[Python-Dev] PEP 215 redux: toward a simplified consensus?

Barry A. Warsaw barry@zope.com
Mon, 25 Feb 2002 12:41:26 -0500


I'm still woefully behind on my email since returning from vacation,
but I thought I'd rehash a bit on PEP 215, string interpolation, given
some recent hacking and thinking about stuff we talked about at IPC10.

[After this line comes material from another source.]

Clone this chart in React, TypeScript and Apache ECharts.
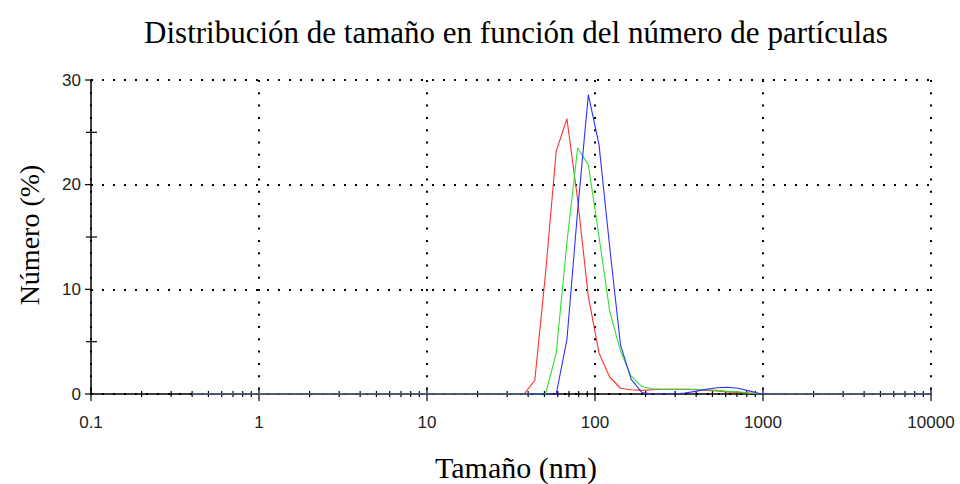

Background: PEP 215 has some interesting ideas, but IMHO is more than
I'm comfortable with.  At IPC10, Guido described his rules for string
interpolation as they would be if his time machine were more powerful.
These follow some discussions we've had during various Zope sprints
about making the rules simpler for non-programmers to understand.
I've also been struggling with how error prone %(var)s substitutions
can be in the thru-the-web Mailman strings where this is supported.
Here's what I've come up with.

Guido's rules for $-substitutions are really simple:

1. $$ substitutes to just a single $

2. $identifier followed by non-identifier characters gets interpolated
   with the value of the 'identifier' key in the substitution
   dictionary.

3. For handling cases where the identifier is followed by identifier
   characters that aren't part of the key, ${identfier} is equivalent
   to $identifier.

And that's it.  For the sake of discussion, forget about where the
dictionary for string interpolation comes from.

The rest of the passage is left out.